WHAT TO PRODUCE
Copy everything from the line with "What React, TypeScript" down to the line with "import * as", inclusive of both, exactly as written; leave out all pictures.

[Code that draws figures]
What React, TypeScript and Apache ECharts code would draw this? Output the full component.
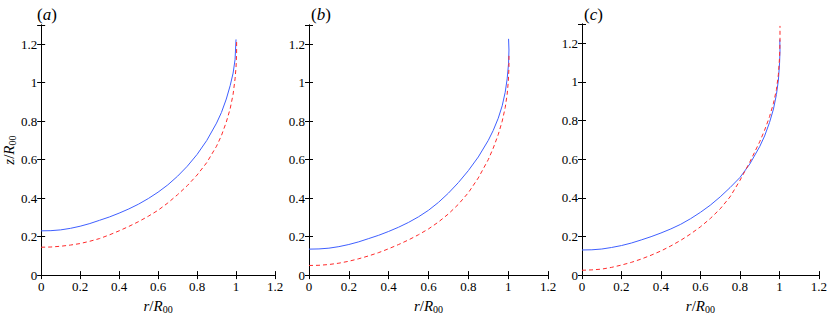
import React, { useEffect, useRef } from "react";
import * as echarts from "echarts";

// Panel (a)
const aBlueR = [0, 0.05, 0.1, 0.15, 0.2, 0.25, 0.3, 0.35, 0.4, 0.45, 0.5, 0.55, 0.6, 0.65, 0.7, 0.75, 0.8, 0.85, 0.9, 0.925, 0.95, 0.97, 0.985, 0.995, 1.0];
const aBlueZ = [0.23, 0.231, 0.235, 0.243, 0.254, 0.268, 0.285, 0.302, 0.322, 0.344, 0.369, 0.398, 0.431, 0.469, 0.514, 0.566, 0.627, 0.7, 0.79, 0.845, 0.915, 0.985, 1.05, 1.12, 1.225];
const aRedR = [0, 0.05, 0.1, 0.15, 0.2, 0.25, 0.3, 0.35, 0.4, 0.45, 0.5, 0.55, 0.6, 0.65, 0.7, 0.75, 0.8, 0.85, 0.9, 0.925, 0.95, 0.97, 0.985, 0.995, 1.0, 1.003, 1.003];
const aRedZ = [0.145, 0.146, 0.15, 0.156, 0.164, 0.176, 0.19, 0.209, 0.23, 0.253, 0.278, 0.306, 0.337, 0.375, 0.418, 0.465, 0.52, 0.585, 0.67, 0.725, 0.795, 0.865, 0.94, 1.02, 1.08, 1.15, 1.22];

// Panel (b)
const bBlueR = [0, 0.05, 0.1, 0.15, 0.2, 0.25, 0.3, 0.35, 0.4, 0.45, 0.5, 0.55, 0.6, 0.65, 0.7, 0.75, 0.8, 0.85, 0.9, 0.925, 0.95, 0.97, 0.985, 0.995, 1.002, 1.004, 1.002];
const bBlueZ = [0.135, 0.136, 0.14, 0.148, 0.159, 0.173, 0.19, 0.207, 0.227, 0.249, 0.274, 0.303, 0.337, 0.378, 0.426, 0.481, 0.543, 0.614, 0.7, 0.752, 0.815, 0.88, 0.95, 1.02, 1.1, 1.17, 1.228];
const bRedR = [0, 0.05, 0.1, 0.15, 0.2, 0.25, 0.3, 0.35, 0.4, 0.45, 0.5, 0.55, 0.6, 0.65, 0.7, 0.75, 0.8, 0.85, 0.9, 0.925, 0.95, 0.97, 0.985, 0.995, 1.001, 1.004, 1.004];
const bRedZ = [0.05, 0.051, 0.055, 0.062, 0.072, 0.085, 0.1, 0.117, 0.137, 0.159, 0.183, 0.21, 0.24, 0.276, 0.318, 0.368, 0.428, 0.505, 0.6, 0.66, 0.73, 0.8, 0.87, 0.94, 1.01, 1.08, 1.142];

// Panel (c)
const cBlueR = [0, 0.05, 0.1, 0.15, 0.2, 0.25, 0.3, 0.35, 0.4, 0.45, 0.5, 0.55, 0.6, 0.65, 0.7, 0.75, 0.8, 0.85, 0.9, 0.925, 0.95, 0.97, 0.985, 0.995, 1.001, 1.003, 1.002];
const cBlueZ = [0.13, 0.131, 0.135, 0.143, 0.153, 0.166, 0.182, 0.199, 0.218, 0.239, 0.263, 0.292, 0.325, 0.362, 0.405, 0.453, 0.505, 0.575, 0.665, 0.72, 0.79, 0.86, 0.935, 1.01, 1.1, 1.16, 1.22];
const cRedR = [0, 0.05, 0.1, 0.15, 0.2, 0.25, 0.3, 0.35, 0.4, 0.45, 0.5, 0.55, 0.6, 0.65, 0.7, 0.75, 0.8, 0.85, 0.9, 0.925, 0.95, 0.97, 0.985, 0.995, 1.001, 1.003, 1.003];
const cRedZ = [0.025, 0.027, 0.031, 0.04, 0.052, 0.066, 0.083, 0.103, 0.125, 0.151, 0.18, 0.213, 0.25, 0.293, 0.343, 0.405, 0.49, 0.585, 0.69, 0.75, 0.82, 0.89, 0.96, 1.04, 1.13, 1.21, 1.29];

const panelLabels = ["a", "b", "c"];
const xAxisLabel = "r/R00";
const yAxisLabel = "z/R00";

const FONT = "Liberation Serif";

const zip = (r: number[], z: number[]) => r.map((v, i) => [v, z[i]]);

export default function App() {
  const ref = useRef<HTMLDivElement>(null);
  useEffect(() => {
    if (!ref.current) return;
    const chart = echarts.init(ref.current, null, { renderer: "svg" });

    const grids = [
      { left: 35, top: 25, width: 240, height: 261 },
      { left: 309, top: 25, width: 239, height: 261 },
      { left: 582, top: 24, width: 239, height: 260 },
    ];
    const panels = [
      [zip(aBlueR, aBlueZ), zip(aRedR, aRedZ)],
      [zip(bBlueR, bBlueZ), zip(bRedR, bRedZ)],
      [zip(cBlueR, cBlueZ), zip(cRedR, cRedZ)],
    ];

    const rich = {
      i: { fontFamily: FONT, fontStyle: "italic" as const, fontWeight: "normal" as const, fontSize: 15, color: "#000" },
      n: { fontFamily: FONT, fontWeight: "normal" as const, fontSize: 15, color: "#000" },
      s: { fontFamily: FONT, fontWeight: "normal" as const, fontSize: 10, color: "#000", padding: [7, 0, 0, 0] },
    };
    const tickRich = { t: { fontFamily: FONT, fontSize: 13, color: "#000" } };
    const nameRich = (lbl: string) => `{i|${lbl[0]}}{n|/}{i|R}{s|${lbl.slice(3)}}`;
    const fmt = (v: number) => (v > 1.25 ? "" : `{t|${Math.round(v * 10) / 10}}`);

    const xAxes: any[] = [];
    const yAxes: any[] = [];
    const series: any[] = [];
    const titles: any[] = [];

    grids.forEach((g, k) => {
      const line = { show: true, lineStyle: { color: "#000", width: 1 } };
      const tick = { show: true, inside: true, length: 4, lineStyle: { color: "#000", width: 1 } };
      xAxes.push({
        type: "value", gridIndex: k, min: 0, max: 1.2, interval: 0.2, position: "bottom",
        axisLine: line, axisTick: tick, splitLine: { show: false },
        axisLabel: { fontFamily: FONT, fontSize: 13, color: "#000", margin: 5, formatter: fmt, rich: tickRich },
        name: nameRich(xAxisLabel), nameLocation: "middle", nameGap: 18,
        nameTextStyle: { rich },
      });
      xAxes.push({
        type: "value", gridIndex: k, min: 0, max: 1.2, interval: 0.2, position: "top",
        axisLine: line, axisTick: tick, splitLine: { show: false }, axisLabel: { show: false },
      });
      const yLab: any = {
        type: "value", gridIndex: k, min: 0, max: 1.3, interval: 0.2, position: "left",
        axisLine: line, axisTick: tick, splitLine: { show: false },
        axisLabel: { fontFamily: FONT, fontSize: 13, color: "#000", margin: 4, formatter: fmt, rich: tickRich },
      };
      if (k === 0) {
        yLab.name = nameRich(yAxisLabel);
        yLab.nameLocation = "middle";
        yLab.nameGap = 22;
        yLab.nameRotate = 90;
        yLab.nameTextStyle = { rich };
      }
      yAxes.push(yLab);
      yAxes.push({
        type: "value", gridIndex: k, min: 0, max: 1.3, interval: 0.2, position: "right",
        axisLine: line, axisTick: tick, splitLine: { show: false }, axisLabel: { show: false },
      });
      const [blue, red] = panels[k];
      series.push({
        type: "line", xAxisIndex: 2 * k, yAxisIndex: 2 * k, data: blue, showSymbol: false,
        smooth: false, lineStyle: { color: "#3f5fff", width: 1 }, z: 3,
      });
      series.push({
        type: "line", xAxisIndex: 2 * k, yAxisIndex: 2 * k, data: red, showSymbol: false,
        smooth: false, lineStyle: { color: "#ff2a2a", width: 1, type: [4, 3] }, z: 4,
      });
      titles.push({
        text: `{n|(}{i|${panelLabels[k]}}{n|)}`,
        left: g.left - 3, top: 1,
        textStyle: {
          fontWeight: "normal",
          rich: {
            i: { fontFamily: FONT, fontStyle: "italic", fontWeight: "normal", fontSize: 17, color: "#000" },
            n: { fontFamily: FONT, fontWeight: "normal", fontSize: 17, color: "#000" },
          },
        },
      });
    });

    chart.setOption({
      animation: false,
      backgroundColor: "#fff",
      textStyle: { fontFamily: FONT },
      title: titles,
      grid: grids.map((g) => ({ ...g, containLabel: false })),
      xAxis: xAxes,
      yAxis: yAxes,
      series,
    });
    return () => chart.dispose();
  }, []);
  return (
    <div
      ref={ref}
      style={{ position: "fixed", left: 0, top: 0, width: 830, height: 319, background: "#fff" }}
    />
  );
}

---

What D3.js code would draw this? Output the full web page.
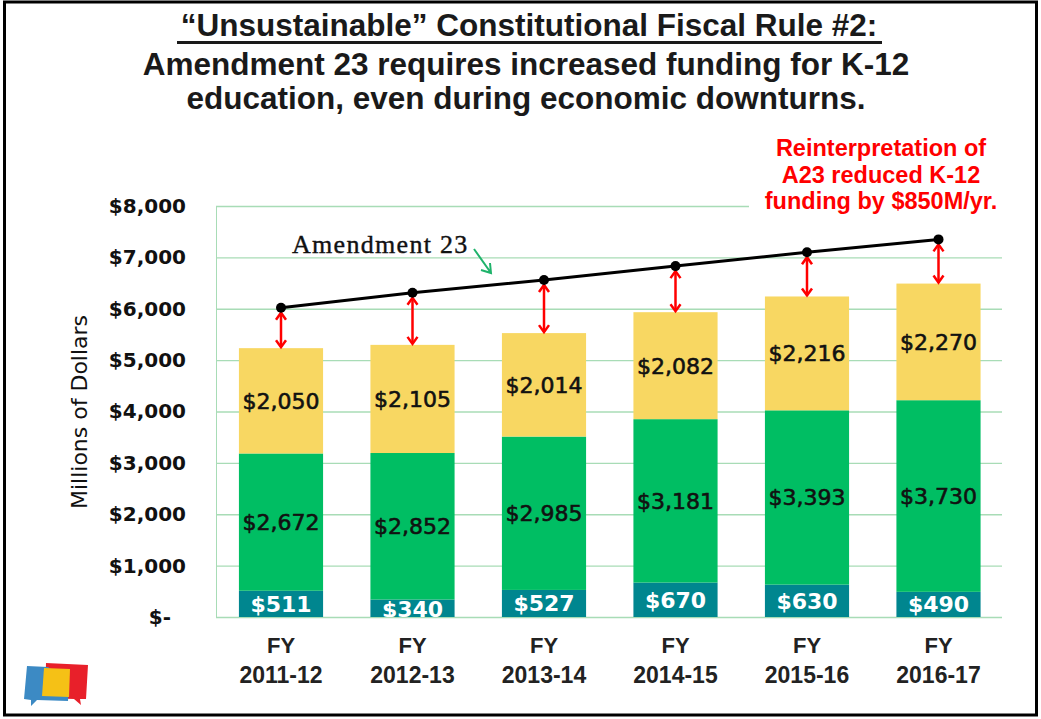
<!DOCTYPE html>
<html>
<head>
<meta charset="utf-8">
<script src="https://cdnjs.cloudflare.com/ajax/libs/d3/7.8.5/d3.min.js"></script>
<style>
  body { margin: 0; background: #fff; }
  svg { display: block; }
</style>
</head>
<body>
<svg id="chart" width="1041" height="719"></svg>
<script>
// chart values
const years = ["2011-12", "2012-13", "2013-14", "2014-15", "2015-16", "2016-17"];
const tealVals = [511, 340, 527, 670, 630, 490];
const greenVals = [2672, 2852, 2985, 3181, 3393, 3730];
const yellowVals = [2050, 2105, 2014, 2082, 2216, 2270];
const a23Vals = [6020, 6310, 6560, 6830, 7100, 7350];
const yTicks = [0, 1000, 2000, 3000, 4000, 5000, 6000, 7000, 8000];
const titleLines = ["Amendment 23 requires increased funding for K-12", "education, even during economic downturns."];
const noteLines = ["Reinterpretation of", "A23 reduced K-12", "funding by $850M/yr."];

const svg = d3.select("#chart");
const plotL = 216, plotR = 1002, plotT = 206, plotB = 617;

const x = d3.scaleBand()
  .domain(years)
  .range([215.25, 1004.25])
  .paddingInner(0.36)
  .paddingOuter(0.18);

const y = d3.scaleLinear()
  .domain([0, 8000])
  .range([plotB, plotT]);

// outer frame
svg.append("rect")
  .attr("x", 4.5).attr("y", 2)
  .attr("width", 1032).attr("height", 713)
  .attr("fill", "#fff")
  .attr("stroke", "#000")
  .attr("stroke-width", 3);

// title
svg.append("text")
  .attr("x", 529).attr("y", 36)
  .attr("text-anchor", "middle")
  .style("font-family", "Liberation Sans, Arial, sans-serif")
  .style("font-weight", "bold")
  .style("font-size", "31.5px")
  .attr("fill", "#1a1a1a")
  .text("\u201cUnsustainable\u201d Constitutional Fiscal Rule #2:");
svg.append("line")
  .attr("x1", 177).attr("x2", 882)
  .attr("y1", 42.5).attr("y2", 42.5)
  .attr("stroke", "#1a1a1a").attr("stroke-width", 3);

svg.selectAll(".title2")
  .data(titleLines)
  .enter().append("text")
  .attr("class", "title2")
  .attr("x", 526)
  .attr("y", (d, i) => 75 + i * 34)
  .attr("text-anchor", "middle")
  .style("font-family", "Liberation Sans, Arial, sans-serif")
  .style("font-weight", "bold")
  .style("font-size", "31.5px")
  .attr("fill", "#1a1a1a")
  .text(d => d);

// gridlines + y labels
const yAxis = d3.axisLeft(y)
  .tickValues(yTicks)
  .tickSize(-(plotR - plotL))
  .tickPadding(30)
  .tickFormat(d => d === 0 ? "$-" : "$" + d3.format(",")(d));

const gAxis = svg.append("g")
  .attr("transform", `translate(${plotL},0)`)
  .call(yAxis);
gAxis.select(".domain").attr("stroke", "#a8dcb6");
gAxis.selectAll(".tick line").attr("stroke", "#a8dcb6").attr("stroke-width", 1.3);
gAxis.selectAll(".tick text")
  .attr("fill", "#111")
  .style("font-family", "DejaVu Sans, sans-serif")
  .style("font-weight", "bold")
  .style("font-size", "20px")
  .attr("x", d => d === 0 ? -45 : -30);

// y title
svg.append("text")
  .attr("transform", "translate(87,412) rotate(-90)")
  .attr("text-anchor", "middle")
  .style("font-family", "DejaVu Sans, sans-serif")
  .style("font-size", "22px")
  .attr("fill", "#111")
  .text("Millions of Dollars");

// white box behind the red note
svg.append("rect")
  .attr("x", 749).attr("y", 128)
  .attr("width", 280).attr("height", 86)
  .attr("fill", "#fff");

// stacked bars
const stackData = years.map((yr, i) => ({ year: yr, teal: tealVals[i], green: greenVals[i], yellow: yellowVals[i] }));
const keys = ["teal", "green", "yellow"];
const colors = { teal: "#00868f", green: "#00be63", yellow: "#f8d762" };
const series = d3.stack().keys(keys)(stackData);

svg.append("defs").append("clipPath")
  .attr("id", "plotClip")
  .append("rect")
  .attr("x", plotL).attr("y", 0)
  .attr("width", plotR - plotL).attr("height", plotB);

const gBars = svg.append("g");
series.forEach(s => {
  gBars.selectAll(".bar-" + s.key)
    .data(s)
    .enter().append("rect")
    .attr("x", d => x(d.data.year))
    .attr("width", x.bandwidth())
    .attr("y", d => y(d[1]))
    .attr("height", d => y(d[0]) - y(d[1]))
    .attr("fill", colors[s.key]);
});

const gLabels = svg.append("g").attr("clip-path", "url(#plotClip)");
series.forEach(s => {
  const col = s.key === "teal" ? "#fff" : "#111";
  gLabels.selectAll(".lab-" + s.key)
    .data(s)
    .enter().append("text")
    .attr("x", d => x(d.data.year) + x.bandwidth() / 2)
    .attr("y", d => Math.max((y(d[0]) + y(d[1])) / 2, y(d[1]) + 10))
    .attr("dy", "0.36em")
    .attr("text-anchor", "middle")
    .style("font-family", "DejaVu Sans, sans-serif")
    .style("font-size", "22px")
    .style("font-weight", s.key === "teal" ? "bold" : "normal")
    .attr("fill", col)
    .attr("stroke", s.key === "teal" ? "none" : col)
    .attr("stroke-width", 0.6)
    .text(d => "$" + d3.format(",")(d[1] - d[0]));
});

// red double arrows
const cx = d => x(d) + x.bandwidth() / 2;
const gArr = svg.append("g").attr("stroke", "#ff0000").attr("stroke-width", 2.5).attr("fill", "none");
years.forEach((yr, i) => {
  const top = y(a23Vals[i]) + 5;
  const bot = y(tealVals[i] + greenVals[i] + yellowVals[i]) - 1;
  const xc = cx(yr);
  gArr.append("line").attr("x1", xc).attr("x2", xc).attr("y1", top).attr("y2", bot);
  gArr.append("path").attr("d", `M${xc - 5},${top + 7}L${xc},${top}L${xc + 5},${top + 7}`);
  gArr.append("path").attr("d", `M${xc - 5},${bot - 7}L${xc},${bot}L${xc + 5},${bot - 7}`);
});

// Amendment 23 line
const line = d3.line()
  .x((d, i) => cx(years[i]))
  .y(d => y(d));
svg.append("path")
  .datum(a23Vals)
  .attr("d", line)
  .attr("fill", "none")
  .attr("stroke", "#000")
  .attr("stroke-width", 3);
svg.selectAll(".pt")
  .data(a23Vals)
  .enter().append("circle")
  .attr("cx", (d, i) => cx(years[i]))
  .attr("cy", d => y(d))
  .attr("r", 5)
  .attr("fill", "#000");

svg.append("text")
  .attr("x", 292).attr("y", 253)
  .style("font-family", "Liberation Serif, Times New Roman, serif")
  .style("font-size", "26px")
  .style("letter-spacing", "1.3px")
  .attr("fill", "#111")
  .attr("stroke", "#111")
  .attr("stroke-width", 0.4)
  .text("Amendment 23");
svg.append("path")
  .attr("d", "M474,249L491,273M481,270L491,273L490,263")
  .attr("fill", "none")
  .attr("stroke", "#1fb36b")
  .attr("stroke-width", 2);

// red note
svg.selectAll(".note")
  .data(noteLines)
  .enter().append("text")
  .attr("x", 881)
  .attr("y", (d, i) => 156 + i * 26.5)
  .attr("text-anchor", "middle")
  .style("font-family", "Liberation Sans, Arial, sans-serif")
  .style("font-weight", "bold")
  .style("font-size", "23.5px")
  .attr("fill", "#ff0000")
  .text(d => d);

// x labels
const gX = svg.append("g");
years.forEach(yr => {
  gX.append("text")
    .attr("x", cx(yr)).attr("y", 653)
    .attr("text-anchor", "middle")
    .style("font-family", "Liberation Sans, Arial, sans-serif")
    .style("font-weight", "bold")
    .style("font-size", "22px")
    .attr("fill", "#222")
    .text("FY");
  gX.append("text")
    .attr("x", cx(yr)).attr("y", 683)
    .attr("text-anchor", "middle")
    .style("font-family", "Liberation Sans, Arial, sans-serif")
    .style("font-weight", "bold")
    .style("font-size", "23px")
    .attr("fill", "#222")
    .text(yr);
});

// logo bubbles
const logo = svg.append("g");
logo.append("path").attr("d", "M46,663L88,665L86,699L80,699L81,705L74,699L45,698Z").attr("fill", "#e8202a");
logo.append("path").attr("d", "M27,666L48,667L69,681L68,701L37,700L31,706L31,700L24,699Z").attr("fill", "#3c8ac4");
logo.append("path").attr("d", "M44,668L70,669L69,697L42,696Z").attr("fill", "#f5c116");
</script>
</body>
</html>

* * *

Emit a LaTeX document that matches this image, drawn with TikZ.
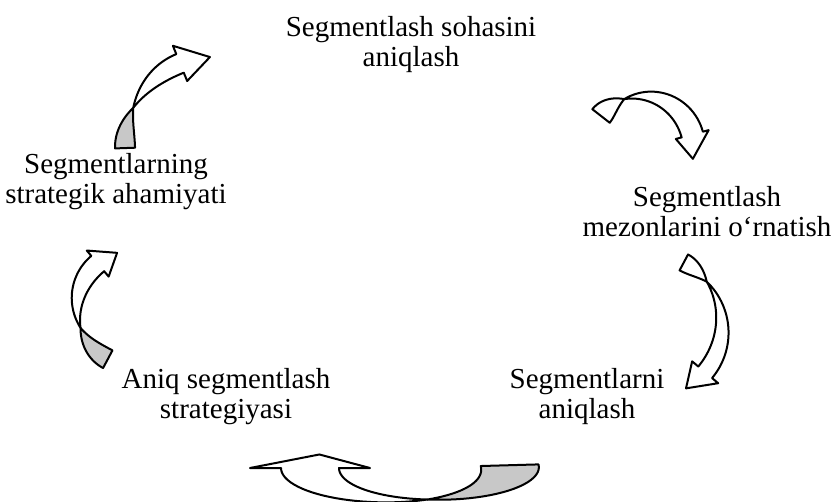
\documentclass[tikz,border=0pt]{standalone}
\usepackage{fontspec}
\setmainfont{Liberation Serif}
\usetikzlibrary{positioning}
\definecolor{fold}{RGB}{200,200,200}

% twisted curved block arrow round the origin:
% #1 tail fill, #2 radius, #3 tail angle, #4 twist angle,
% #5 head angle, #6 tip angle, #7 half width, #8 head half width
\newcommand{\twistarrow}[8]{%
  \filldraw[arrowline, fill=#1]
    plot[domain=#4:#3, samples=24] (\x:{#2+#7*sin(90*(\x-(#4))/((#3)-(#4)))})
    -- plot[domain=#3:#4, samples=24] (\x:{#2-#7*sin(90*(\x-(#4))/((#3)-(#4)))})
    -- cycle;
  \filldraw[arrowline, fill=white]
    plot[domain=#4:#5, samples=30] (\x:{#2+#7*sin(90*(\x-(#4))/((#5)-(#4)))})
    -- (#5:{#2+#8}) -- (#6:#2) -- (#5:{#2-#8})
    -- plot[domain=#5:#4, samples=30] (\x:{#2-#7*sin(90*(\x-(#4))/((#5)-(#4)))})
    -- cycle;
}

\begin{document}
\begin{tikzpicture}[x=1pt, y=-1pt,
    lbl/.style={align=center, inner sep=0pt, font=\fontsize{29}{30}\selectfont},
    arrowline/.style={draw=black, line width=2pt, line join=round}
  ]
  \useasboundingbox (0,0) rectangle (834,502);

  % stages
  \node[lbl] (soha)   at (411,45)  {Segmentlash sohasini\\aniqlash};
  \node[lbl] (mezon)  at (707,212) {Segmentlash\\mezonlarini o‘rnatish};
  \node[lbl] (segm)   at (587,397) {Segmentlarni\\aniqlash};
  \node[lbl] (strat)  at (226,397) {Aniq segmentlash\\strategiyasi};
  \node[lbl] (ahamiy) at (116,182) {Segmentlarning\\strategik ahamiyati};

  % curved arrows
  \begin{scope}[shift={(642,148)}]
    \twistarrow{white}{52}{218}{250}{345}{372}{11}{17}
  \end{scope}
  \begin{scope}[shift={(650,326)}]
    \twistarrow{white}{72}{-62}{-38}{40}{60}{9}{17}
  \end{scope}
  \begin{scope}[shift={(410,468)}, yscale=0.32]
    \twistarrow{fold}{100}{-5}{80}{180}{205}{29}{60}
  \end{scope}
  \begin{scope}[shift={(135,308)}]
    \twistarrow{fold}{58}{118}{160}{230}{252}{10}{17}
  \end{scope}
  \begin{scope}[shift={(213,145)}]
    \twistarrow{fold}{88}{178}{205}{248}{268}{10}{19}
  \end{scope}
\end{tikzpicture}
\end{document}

TASK RESULT
What React, TypeScript and Apache ECharts code would draw this? Output the full component.
import React, { useEffect, useRef } from "react";
import * as echarts from "echarts";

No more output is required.